Quite some time ago I realized living in the past was a fruitless exercise and decided to live in the present, plan for the future, but to definitely  learn to put stuff behind me, and stay focused on now.  That was a great decision, but living it in every day was not as easy as I expected.  Seems there is this "peanut" in my brain that wants to send me all sorts of thoughts (sorry I rhyme naturally, habit), that I can't always stop from dredging up past feelings, past hurts, past behaviors which tend to put a prickle up on the back of my neck, or past manuals, or expectations of others lives that I have no right to expect.

My ability to capture those ugly things is getting better, but when certain painful circumstances come back, and the people associated with that as well turn up with their emotional mess, it is easy to fall back to the whole scenario and relive every little detail, which, in turn, brings up all the feelings that have been supposedly released to the universe or whatever, never to be felt again.

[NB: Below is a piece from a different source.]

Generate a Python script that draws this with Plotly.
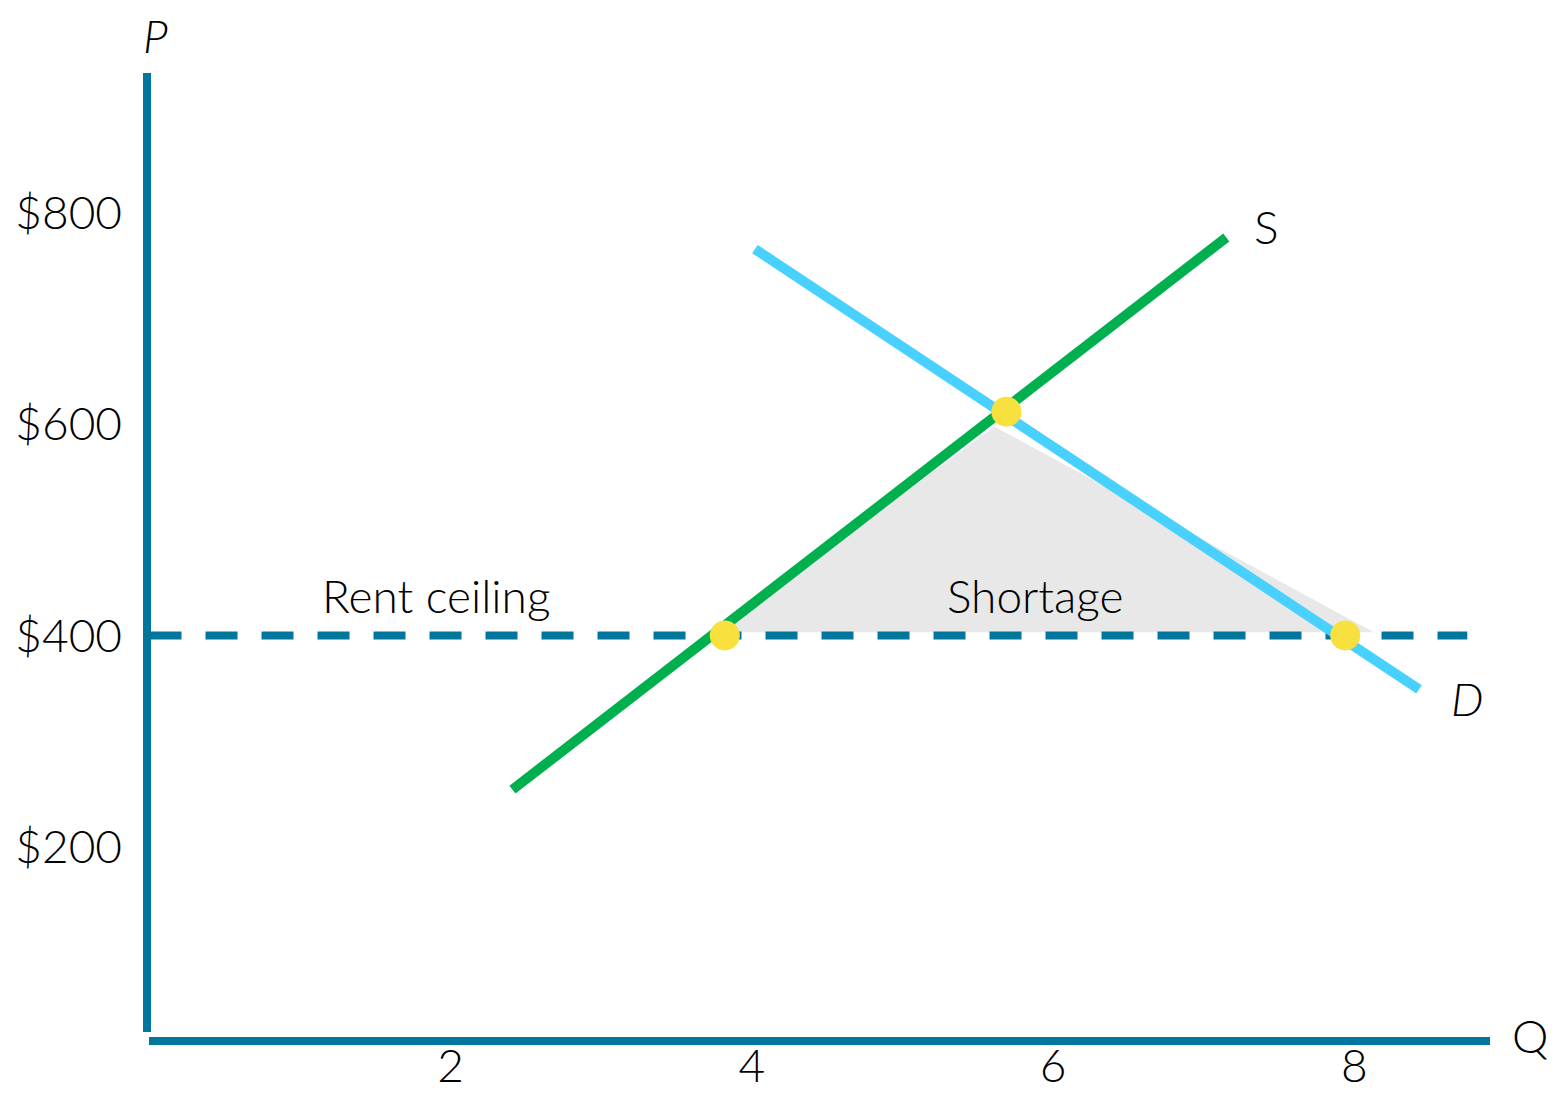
import plotly.graph_objects as go

# ---- data ----
supply_q = [2.41, 7.15]
supply_p = [254, 777]
demand_q = [4.02, 8.43]
demand_p = [766, 349]
ceiling_q = [0, 8.75]
ceiling_p = [400, 400]
points_q = [3.82, 5.69, 7.94]
points_p = [400, 612, 400]
shortage_q = [3.76, 5.61, 8.13]
shortage_p = [403, 598, 403]
x_tick_vals = [2, 4, 6, 8]
x_tick_text = ["2", "4", "6", "8"]
y_tick_vals = [200, 400, 600, 800]
y_tick_text = ["$200", "$400", "$600", "$800"]

AXIS = "#00769D"
GREEN = "#00B04F"
BLUE = "#48D0FF"
YELLOW = "#F8E03E"
GRAY = "#E8E8E8"
FONT = "Lato"

fig = go.Figure()

fig.add_trace(go.Scatter(x=shortage_q, y=shortage_p, fill="toself", fillcolor=GRAY,
                         mode="none", hoverinfo="skip", showlegend=False))
fig.add_trace(go.Scatter(x=ceiling_q, y=ceiling_p, mode="lines",
                         line=dict(color=AXIS, width=8, dash="32px,24px"),
                         showlegend=False))
fig.add_trace(go.Scatter(x=demand_q, y=demand_p, mode="lines",
                         line=dict(color=BLUE, width=10), showlegend=False))
fig.add_trace(go.Scatter(x=supply_q, y=supply_p, mode="lines",
                         line=dict(color=GREEN, width=10), showlegend=False))
fig.add_trace(go.Scatter(x=points_q, y=points_p, mode="markers",
                         marker=dict(color=YELLOW, size=30, line=dict(width=0)),
                         showlegend=False))

PH = 968.0
PW = 1343.0
# axis lines
fig.add_shape(type="line", xref="paper", yref="paper", x0=0, x1=0, y0=9 / PH, y1=1,
              line=dict(color=AXIS, width=8))
fig.add_shape(type="line", xref="paper", yref="paper", x0=2 / PW, x1=1, y0=0, y1=0,
              line=dict(color=AXIS, width=8))

txt = dict(family=FONT, size=46, color="black", weight=300)
ann = [
    dict(x=1.90, y=438, text="Rent ceiling"),
    dict(x=5.88, y=438, text="Shortage"),
    dict(x=7.42, y=787, text="S"),
    dict(x=8.75, y=340, text="<i>D</i>"),
]
for a in ann:
    fig.add_annotation(x=a["x"], y=a["y"], text=a["text"], showarrow=False,
                       xanchor="center", yanchor="middle", font=txt)
# axis titles placed outside the plot area (paper coordinates)
fig.add_annotation(xref="paper", yref="paper", x=8 / PW, y=1 + 38 / PH, text="<i>P</i>",
                   showarrow=False, xanchor="center", yanchor="middle", font=txt)
fig.add_annotation(xref="paper", yref="paper", x=1 + 40 / PW, y=6 / PH, text="Q",
                   showarrow=False, xanchor="center", yanchor="middle", font=txt)

fig.update_layout(
    width=1566, height=1095,
    margin=dict(l=147, r=76, t=73, b=54),
    paper_bgcolor="white", plot_bgcolor="white",
    font=dict(family=FONT, size=46, color="black", weight=300),
    showlegend=False,
)
fig.update_xaxes(range=[-0.0166, 8.901], automargin=False, showgrid=False,
                 zeroline=False, showline=False,
                 tickvals=x_tick_vals, ticktext=x_tick_text, ticks="",
                 ticklabelstandoff=-6, tickfont=txt)
fig.update_yaxes(range=[15.9, 932.8], automargin=False, showgrid=False,
                 zeroline=False, showline=False,
                 tickvals=y_tick_vals, ticktext=y_tick_text, ticks="",
                 ticklabelstandoff=24, tickfont=txt)

fig.write_html("out.html")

This happened to me recently and I "coached" myself around the mess, resolved, or supposedly resolved those ugly little critter thoughts and emotions, to find that they marched right back and took over every sensible part of my brain.  I wish they were peanuts for real because I would eat them, digest them, and pass them through much quicker in my internal organs than in my peanut brain.

The good news is, that I can understand all of this, but have to process it all the way through to an unconditional love for all of those that want to claim my joy, emotions and actions.  To find a peace, that can keep the space, not return "tit for tat", not spew back to get even, but to just love, without expectation, and to put the past where it belongs, in the past.  Not let it control my present, or my future.

A work in progress...........might I say a GOOD work!